Andrew Darby, Age and Sydney Morning Herald Hobart correspondent
The Age, January 10, 2012
As $45 million of your taxes is about to be divvied up for broke loggers, a worrying precedent has come to light that raises serious questions about this bailout of a struggling industry.
Attempts by successive federal governments to pay businesses out of the native forest industry in Tasmania have failed to meet basic benchmarks for proper government funding — let alone meet the goal of making the industry more sustainable.
Instead, largesse for new equipment in one program was followed by a more costly exit package to some of the same businesses in the next program.
These failures, by both the Howard and now Labor governments, are being pursued through Senate committees and questions by Greens senator Christine Milne. They are recorded in the dry accounting language of an Ernst & Young investigation into a $54 million Howard government program run by the Federal Department of Agriculture, Fisheries and Forestry.

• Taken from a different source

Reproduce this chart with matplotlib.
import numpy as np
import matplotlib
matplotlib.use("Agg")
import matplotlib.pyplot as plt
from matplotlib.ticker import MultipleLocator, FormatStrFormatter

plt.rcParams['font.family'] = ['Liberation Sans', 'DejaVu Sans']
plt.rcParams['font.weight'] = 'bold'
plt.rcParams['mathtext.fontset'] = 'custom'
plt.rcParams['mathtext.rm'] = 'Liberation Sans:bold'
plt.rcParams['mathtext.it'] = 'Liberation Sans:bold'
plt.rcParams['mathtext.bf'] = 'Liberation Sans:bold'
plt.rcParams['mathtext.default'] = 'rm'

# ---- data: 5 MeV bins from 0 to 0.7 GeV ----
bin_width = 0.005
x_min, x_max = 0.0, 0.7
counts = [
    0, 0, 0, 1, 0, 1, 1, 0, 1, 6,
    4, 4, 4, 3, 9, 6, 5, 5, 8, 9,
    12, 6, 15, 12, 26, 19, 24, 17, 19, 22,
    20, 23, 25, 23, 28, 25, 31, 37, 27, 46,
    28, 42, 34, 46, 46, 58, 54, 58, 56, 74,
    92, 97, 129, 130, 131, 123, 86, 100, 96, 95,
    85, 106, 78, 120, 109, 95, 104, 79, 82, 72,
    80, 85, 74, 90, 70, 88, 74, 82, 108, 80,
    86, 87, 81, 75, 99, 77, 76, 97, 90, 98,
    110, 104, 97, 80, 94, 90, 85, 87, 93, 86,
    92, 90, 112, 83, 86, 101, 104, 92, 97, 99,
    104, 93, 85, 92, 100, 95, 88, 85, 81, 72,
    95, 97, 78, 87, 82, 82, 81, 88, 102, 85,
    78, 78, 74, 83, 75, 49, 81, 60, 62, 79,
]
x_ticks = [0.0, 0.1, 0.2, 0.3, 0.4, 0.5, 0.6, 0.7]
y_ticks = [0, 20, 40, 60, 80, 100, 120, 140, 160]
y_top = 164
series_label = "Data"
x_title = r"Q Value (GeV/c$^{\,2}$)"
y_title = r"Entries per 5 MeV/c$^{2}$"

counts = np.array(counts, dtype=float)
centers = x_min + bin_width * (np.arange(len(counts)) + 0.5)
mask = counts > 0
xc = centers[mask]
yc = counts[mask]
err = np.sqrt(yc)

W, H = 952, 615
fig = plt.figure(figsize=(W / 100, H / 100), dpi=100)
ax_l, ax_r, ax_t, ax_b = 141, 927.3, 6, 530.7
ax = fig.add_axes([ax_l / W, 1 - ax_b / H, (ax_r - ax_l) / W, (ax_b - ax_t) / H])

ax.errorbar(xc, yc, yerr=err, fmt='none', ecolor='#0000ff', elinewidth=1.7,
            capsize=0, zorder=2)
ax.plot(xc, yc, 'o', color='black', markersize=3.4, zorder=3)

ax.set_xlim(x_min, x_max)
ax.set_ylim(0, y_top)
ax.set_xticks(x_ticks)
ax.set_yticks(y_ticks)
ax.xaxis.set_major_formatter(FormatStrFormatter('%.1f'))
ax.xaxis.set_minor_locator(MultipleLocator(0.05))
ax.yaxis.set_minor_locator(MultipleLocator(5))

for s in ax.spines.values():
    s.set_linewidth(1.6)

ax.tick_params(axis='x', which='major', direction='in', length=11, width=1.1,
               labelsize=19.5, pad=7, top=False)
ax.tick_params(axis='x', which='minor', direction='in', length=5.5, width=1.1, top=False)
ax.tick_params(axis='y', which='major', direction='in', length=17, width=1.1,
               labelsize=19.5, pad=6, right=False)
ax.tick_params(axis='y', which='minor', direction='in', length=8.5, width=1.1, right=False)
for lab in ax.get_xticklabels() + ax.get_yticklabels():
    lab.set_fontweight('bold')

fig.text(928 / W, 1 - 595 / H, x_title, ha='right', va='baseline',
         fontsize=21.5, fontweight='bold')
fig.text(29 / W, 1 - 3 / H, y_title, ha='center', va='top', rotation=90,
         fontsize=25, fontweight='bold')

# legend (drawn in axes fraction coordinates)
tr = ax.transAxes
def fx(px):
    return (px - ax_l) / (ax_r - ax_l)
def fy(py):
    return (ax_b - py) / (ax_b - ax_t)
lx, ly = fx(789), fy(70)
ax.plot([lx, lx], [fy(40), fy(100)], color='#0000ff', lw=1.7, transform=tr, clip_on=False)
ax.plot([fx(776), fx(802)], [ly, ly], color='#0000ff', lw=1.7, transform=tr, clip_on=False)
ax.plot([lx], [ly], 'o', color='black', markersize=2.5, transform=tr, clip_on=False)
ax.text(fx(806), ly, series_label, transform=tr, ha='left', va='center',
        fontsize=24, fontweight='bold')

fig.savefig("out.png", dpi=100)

There’s no question that the island’s native timber industry is in a dire state. ANU researcher Dr Jacki Schirmer found in a 2010 study for the Forestry CRC that one-third of Tasmania’s forest workers had lost their jobs in the previous two years. The burdens of the high dollar, global market shifts to certified plantation timber, and environmental campaigns were largely to blame.
When the crisis was gaining pace five years ago, the Howard government established the $54 million Tasmanian Community Forest Agreement Industry Development Program. It handed out 108 grants ranging from $6000 to $10.5 million, mainly to buy new logging machinery or upgrade existing timber plant with the aim of keeping pace with market shifts.
In a pre-election boost from the then forests minister Eric Abetz, the grant winners even gained an extra 30 per cent to compensate for tax.
But in 2008 the federal Auditor-General cast a very cold eye over this program, saying it failed taxpayers, and the department asked Ernst & Young to investigate in 2010.
The Ernst & Young study said department files were so deficient that in 60 cases it could not find the grantees’ own audited income and expenditure statements in support of their applications. That means the files lacked the basic proof that the grantees actually needed a grant. It said that in 29 cases, money was handed over before funding deed requirements were met.
In 26 cases, either there was no confirmation the claim was for an approved purchase, they were given more money than agreed, or there was no tax invoice on file.
This was your money — gone.
After these grants were given out, Tasmania’s native forest industry crashed. To meet this fresh crisis, another $17 million was made available by the Labor government in a department exit assistance program in late 2010.
Comparison of grant awardees in the two programs show that at least five contractors given grants of up to $410,000 for big new logging machines in the 2007-9 program later won up to $825,000 to leave the Tasmanian industry in 2010-11. They had won money to stay, followed by money to go.
A Victorian sawmiller was given $175,000 to build a sawmill in remote Roger River, Tasmania, but only partially completed it, according to the report. The big manufacturer Australian Paper, given $1.48 million for new boilers and paper-winding equipment at its Wesley Vale mill, shut the plant in March 2010.
Following public complaints, the department conducted an investigation into alleged fraud into the 2010-11 program, but did not refer any matters to the AFP.
Now the department is considering applications for the third, $45 million, tranche of aid to the loggers — the Contractors’ Voluntary Exit Grants Program.
There have been 98 applications, and most appear to be treating the taxpayer in time-honoured fashion. According to the department, almost 75 per cent of applications lack enough information for the department to make a final decision.
It says an advisory panel has sought independent financial assessment of applications, which could be finalised ‘‘early in the new year’’.
With the lesson of history on her side, Senator Milne doubts the money will be properly spent. ‘‘To that end I’m calling for an overhaul of DAFF’s internal audit committee so a majority is independent, and secondly, that it is mandatory to apply international auditing standards,’’ Senator Milne said.
A department spokeswoman said it had fully agreed to all of the recommendations made in Ernst & Young’s report.